6.3 Horizontal and Vertical Datums

Datums as the Reference Frame for Survey Work

A datum is a reference framework for positions or elevations. A coordinate without a datum is incomplete because the same numeric values can refer to different physical locations under different reference frames. FS questions often present coordinates from old plans, GNSS observations, GIS data, construction documents, or control sheets. The key is to identify whether they use the same horizontal and vertical datums before combining them.

A horizontal datum supports latitude, longitude, and projected coordinates such as State Plane northings and eastings. It defines the relationship between the earth model and the coordinate frame. A vertical datum supports elevations. It defines the zero or reference surface and how heights are realized. A project can use one horizontal datum and a different vertical datum; both must be stated.

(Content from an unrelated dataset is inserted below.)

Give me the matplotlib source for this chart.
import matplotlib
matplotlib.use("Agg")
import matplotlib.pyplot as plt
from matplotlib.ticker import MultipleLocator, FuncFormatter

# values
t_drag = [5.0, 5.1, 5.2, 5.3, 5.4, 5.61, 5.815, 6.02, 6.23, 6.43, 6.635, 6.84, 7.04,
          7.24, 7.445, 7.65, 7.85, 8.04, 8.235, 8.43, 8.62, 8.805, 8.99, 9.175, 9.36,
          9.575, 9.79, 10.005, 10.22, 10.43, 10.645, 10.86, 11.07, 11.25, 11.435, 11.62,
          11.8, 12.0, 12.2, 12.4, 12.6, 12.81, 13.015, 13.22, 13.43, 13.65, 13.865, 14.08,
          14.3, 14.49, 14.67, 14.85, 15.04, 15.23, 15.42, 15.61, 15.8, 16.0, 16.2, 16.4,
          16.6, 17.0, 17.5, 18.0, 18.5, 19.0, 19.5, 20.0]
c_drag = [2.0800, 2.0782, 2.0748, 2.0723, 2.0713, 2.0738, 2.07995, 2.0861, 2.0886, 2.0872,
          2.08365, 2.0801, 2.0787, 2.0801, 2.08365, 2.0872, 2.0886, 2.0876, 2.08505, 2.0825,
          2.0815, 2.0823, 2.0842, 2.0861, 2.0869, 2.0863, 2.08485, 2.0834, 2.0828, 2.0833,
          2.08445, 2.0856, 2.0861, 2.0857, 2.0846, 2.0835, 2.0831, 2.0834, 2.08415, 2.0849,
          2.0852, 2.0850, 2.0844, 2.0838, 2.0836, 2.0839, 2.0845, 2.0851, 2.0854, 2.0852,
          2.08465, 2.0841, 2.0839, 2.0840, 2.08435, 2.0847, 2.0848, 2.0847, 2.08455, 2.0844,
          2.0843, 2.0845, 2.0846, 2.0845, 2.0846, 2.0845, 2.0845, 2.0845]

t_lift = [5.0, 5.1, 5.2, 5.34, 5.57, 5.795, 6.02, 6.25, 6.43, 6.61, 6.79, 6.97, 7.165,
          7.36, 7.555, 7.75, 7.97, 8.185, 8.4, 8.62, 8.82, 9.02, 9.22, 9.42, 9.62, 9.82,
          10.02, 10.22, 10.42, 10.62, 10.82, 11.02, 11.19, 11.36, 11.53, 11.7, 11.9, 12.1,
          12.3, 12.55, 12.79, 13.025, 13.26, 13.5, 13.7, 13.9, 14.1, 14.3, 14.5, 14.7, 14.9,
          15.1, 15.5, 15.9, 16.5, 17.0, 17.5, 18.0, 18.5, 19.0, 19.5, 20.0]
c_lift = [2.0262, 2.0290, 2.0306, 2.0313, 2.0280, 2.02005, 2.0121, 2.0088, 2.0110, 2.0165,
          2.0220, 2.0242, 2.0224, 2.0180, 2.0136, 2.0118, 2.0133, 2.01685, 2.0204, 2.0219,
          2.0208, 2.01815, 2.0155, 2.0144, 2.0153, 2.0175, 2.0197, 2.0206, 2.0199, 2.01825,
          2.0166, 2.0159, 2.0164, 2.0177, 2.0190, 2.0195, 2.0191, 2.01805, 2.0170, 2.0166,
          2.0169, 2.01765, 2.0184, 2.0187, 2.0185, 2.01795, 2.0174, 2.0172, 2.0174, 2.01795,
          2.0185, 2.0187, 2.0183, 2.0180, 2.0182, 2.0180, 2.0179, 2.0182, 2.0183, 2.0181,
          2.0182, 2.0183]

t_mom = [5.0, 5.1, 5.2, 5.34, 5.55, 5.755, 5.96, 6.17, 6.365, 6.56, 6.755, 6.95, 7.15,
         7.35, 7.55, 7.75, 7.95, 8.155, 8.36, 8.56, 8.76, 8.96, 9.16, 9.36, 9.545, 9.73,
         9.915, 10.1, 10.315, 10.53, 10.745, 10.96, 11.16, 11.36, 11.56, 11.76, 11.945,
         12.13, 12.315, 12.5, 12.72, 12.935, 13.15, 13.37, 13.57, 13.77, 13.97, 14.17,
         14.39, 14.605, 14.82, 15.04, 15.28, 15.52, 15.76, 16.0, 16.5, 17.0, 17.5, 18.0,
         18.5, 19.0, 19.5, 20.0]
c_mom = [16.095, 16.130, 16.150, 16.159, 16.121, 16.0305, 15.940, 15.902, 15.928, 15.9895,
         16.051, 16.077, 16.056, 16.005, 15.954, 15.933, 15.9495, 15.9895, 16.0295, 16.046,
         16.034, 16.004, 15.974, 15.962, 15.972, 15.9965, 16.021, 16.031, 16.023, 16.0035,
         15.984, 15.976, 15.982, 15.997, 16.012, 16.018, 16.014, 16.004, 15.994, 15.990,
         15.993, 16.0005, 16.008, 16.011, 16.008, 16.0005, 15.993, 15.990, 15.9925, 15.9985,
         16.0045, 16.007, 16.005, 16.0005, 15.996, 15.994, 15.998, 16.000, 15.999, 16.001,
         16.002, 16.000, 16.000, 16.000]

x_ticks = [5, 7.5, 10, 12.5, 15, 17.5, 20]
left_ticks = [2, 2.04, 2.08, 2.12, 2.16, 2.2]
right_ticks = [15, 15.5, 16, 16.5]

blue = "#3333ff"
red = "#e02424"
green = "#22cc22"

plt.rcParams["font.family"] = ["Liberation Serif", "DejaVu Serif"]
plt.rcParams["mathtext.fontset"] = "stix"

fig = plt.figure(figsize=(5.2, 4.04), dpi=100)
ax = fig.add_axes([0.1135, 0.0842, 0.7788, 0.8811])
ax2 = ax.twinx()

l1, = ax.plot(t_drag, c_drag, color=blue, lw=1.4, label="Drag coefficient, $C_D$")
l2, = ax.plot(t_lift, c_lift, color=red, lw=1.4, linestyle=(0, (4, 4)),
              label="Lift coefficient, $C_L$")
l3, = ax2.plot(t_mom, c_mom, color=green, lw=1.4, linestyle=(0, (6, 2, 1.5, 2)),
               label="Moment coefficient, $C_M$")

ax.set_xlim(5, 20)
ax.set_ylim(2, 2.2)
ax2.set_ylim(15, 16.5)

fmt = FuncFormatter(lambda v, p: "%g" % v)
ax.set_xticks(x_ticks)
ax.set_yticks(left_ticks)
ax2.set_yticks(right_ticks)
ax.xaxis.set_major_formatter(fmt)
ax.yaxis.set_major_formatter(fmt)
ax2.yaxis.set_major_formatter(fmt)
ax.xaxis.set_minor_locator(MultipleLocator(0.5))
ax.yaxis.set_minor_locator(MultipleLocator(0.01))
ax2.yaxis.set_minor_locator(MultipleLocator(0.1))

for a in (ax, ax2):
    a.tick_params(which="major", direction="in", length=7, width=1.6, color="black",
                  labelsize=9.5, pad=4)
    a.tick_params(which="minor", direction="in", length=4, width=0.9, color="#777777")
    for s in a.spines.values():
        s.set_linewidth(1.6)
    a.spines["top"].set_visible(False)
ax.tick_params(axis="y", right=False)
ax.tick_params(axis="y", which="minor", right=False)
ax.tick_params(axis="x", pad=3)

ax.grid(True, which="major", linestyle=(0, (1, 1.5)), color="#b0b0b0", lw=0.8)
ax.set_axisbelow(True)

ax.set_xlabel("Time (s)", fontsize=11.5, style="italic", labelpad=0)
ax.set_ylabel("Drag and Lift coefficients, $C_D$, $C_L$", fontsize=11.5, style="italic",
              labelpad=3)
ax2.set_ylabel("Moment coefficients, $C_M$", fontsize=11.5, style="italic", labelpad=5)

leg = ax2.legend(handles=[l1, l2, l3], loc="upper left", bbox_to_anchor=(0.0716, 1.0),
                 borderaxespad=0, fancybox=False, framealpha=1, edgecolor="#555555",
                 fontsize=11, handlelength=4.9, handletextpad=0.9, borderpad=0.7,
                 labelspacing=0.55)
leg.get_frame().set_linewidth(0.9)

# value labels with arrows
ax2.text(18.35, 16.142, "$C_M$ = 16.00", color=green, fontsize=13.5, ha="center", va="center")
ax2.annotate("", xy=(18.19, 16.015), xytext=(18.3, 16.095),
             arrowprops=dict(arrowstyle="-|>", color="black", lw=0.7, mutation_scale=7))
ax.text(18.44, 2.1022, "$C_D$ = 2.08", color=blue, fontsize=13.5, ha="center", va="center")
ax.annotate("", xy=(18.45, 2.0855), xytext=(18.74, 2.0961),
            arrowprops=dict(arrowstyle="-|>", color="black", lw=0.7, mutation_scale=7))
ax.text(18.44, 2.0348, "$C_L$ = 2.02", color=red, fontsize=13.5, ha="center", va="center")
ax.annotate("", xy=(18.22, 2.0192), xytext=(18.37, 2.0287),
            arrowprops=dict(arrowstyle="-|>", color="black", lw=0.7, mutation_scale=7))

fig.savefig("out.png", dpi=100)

Horizontal datums have evolved as measurement technology improved. Older maps may be on a prior datum, while modern GNSS may use a newer reference frame. Coordinates can shift by meaningful amounts between datums. A surveyor should not simply copy coordinates from one datum into another drawing and relabel them. The transformation may involve shifts, rotations, scale, time-dependent effects, or grid-specific methods.

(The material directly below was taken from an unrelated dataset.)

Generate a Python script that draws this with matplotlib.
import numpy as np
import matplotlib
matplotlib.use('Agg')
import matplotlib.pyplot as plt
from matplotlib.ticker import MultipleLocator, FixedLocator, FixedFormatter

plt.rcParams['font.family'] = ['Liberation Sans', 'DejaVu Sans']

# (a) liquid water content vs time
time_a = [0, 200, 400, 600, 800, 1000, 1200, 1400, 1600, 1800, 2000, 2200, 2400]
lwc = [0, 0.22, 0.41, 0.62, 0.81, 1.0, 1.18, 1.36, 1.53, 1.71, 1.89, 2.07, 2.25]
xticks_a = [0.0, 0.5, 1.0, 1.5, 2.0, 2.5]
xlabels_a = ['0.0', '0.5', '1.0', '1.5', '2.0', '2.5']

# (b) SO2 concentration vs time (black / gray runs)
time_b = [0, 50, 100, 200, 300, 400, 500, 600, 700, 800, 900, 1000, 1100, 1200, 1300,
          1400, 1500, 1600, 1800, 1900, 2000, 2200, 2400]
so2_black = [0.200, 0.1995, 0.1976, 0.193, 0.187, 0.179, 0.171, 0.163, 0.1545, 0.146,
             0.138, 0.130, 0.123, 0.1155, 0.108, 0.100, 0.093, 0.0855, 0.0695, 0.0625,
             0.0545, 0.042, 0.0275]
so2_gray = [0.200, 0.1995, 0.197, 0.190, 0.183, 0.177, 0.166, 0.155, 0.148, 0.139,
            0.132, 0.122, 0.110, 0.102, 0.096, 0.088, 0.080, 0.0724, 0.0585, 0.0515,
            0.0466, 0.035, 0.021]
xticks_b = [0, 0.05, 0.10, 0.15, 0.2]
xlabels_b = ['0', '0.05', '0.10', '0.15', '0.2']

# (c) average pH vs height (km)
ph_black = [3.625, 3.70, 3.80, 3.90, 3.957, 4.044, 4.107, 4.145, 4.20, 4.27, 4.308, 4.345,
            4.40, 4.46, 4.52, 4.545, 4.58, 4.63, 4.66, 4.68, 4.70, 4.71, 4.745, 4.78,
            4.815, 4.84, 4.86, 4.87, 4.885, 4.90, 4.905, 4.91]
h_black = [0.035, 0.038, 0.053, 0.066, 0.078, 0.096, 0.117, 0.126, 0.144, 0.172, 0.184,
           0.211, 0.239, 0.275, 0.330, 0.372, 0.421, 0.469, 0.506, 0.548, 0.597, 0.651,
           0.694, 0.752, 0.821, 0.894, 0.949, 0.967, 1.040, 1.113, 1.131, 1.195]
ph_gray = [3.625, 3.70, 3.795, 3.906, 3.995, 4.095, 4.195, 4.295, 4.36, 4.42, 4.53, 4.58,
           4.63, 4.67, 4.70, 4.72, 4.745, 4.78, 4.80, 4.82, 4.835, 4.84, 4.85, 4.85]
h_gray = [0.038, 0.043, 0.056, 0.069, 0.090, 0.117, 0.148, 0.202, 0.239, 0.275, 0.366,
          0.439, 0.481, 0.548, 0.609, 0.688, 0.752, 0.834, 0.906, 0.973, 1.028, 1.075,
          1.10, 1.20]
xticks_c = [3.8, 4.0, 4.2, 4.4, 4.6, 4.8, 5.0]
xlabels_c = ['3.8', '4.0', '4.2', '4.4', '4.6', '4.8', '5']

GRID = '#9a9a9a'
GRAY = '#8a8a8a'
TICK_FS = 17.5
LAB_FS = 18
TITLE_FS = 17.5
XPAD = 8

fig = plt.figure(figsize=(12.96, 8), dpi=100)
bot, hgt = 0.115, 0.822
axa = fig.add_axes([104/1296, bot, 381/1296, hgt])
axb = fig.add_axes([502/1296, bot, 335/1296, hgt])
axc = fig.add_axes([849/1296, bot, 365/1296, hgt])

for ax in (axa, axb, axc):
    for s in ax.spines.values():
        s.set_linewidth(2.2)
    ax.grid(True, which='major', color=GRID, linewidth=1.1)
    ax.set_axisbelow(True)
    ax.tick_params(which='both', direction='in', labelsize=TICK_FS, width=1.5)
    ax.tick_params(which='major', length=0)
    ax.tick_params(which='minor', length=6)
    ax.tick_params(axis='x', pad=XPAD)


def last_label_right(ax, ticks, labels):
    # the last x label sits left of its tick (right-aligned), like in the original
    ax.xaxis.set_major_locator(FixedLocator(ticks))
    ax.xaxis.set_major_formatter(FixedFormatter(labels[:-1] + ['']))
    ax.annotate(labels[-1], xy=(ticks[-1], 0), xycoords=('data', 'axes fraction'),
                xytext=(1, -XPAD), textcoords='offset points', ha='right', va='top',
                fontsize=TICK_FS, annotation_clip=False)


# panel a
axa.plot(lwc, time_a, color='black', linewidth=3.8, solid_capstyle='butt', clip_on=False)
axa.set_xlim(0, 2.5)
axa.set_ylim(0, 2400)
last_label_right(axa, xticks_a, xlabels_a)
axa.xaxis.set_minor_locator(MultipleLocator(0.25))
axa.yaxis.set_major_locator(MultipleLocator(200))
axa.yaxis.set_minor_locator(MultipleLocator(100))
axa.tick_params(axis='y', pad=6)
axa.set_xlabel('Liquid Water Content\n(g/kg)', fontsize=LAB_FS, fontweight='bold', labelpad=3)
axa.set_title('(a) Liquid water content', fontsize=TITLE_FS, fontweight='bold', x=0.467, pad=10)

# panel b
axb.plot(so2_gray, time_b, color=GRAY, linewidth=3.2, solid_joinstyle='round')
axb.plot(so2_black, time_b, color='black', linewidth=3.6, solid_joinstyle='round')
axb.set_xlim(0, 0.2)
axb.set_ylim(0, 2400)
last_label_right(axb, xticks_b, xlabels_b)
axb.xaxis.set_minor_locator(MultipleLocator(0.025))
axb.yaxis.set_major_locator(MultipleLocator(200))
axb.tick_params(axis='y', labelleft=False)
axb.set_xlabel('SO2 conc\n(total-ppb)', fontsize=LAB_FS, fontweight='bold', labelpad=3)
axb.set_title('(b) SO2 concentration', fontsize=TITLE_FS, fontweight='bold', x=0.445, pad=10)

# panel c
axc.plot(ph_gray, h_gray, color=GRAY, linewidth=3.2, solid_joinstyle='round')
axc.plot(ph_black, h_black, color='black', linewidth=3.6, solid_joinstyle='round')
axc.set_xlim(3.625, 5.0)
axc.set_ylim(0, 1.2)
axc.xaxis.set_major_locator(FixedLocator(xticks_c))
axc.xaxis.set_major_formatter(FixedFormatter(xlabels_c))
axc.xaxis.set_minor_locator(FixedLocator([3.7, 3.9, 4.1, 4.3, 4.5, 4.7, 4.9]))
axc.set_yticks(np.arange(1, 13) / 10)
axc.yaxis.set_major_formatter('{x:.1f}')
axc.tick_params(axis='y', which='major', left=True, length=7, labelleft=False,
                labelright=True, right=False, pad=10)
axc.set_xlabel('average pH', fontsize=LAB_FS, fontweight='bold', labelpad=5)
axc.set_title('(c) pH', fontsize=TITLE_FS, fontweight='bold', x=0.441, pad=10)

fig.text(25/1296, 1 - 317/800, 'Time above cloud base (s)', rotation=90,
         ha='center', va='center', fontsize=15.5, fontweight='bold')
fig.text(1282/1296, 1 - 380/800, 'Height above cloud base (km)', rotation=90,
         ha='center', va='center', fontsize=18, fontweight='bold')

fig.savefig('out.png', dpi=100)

Vertical datums are also not interchangeable. A benchmark elevation may be based on a national vertical datum, a tidal datum, a local project datum, or an assumed construction datum. GNSS ellipsoid height is not the same as orthometric elevation. To relate them, the surveyor may need a geoid model and a clear statement of the vertical reference. The FS exam may ask why two height values differ even though they describe the same point.

Metadata is part of the measurement. A good coordinate record states datum, epoch if relevant, projection, zone, units, combined scale factor or grid-ground basis, and source accuracy. If the question gives incomplete metadata, the defensible answer is to verify before combining data. This is especially important when survey control is mixed with GIS layers. GIS data can be useful, but it may have lower positional accuracy than survey control.

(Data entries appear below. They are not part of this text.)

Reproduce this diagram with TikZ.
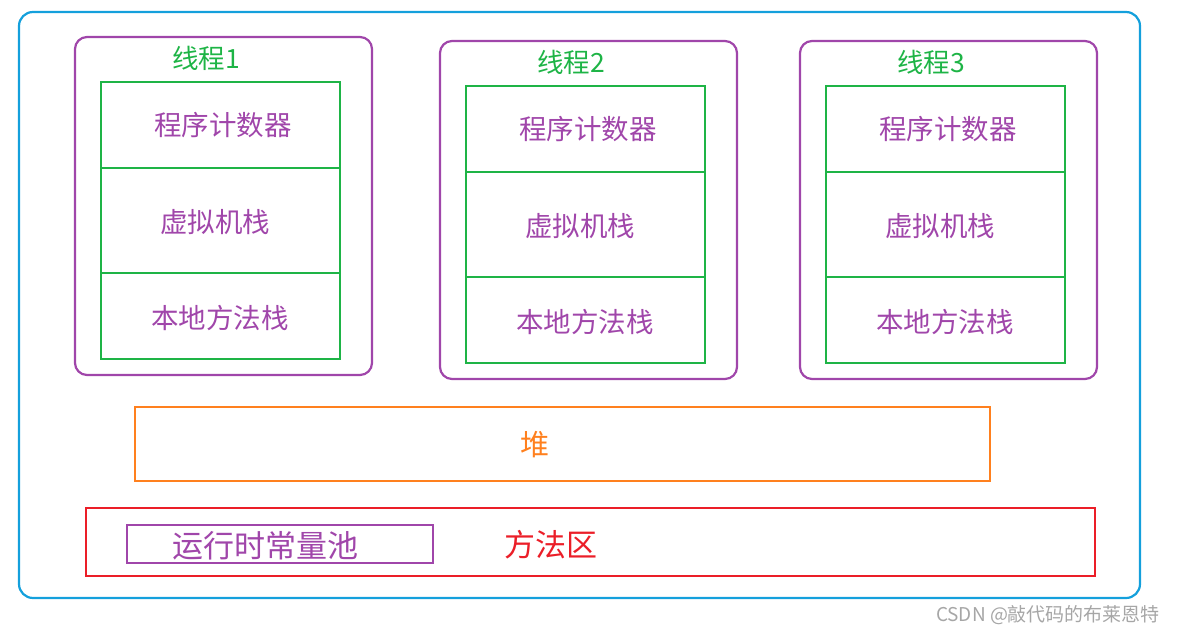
\documentclass[tikz,border=0pt]{standalone}
\usepackage{fontspec}
\setmainfont{Noto Sans CJK SC}
\begin{document}
\begin{tikzpicture}[x=1pt,y=-1pt,line width=2.2pt,
  thr/.style={draw=tpurple,rounded corners=12pt},
  grn/.style={draw=tgreen},
  ptxt/.style={text=tpurple,font=\fontsize{27.5}{30}\selectfont},
  gtxt/.style={text=tgreen,font=\fontsize{26.5}{29}\selectfont}]
\definecolor{tblue}{RGB}{20,160,220}
\definecolor{tpurple}{RGB}{160,70,170}
\definecolor{tgreen}{RGB}{30,180,70}
\definecolor{torange}{RGB}{255,128,30}
\definecolor{tred}{RGB}{235,30,40}
\useasboundingbox (0,0) rectangle (1178,634);
\draw[draw=tblue,rounded corners=14pt] (19,12) rectangle (1140,598);
\foreach \x/\y/\n in {75/37/1,440/41/2,800/41/3}{
  \draw[thr] (\x,\y) rectangle ++(297,338);
  \draw[grn] (\x+26,\y+45) rectangle ++(239,277);
  \draw[tgreen] (\x+26,\y+131) -- ++(239,0);
  \draw[tgreen] (\x+26,\y+236) -- ++(239,0);
  \node[gtxt] (t\n) at (\x+131,\y+21) {线程\n};
  \node[ptxt] (pc\n) at (\x+148,\y+88) {程序计数器};
  \node[ptxt] (vm\n) at (\x+140,\y+185) {虚拟机栈};
  \node[ptxt] (nm\n) at (\x+145,\y+281) {本地方法栈};
}
\draw[torange] (135,407) rectangle (990,481);
\node[text=torange,font=\fontsize{29}{32}\selectfont] (heap) at (535,445) {堆};
\draw[tred] (86,508) rectangle (1095,576);
\node[text=tred,font=\fontsize{31}{34}\selectfont] (ma) at (551,545) {方法区};
\draw[tpurple] (127,525) rectangle (433,563);
\node[text=tpurple,font=\fontsize{31}{34}\selectfont] (rcp) at (265,546) {运行时常量池};
\node[text=gray!70,font=\fontsize{19}{21}\selectfont] (wm) at (1048,615) {CSDN @敲代码的布莱恩特};
\end{tikzpicture}
\end{document}
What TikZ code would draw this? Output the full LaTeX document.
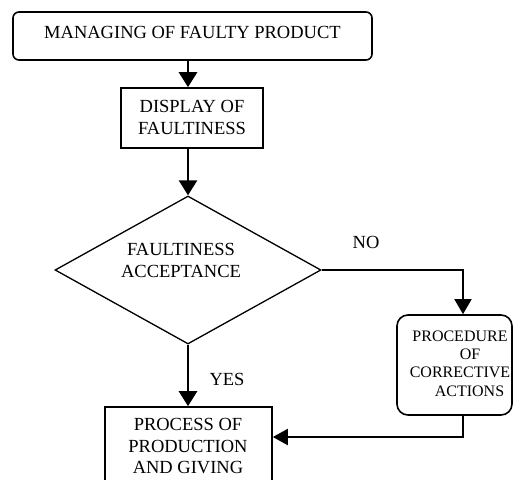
\documentclass[tikz,border=0pt]{standalone}
\usepackage{fontspec}
\setmainfont{Liberation Serif}
\usetikzlibrary{arrows.meta,shapes.geometric}
\begin{document}
\begin{tikzpicture}[x=1pt,y=-1pt,
  frame/.style={draw,line width=1.6pt,inner sep=0pt},
  txt/.style={inner sep=0pt,align=center,font=\fontsize{18.5}{21.5}\selectfont},
  smalltxt/.style={inner sep=0pt,align=center,font=\fontsize{16}{18.3}\selectfont},
  arr/.style={-{Triangle[length=15pt,width=18pt]},line width=2.6pt},
  arrthin/.style={-{Triangle[length=15pt,width=17pt]},line width=1.5pt},
  arrmid/.style={-{Triangle[length=15pt,width=16pt]},line width=2pt}]
\useasboundingbox (0,0) rectangle (513,479);
\clip (0,0) rectangle (513,479);
% shapes
\node[frame,rounded corners=6pt,minimum width=359pt,minimum height=48pt] (top) at (192.5,36) {};
\node[frame,minimum width=142pt,minimum height=60pt] (disp) at (192,118) {};
\node[draw,diamond,line width=1.3pt,minimum width=266pt,minimum height=148pt,inner sep=0pt] (dia) at (188,270) {};
\node[frame,rounded corners=11pt,minimum width=115pt,minimum height=100pt] (corr) at (454.5,365) {};
\node[frame,minimum width=167pt,minimum height=100pt] (proc) at (188.5,457) {};
% texts
\node[txt] (toptxt) at (192.5,32) {MANAGING OF FAULTY PRODUCT};
\node[txt] (disptxt) at (192,117.5) {DISPLAY OF\\FAULTINESS};
\node[txt] (diatxt) at (181,260.5) {FAULTINESS\\ACCEPTANCE};
\node[smalltxt] (corrtxt) at (460,363.5) {PROCEDURE\\\hspace*{20pt}OF\\CORRECTIVE\\\hspace*{19pt}ACTIONS};
\node[txt] (proctxt) at (188,446.5) {PROCESS OF\\PRODUCTION\\AND GIVING};
\node[txt] (no) at (366,242) {NO};
\node[txt] (yes) at (227,379) {YES};
% connectors
\coordinate (cx) at (463,0);
\coordinate (ry) at (0,437);
\draw[arr] (top.south -| dia.north) -- (disp.north -| dia.north);
\draw[arr] (disp.south -| dia.north) -- (dia.north);
\draw[arr] (dia.south) -- (proc.north -| dia.south);
\draw[arrthin] (dia.east) -| (corr.north -| cx);
\draw[arrmid] (corr.south -| cx) |- (proc.east |- ry);
\end{tikzpicture}
\end{document}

Datum conversion is not the same as projection. A datum transformation changes the reference frame. A projection converts positions from a curved reference surface to a plane. A coordinate operation may involve both. For example, converting geodetic coordinates on one datum to State Plane coordinates on another datum requires a datum transformation and a projection step.

On the FS exam, beware of answers that treat all coordinates as universal. If a problem gives two northing and easting pairs from different sources and asks why they do not match, datum mismatch is a plausible cause. If it asks how to use old control with new GNSS work, the answer should involve identifying datums and applying an appropriate transformation, not forcing a fit without documentation.

A practical workflow is simple. Inventory every coordinate source. Record horizontal datum, vertical datum, projection, zone, units, epoch, and accuracy. Decide which project frame controls. Transform outside data into that frame using accepted methods. Then document what was transformed and what residuals were found. This habit prevents many errors in boundary, mapping, route, and construction surveys.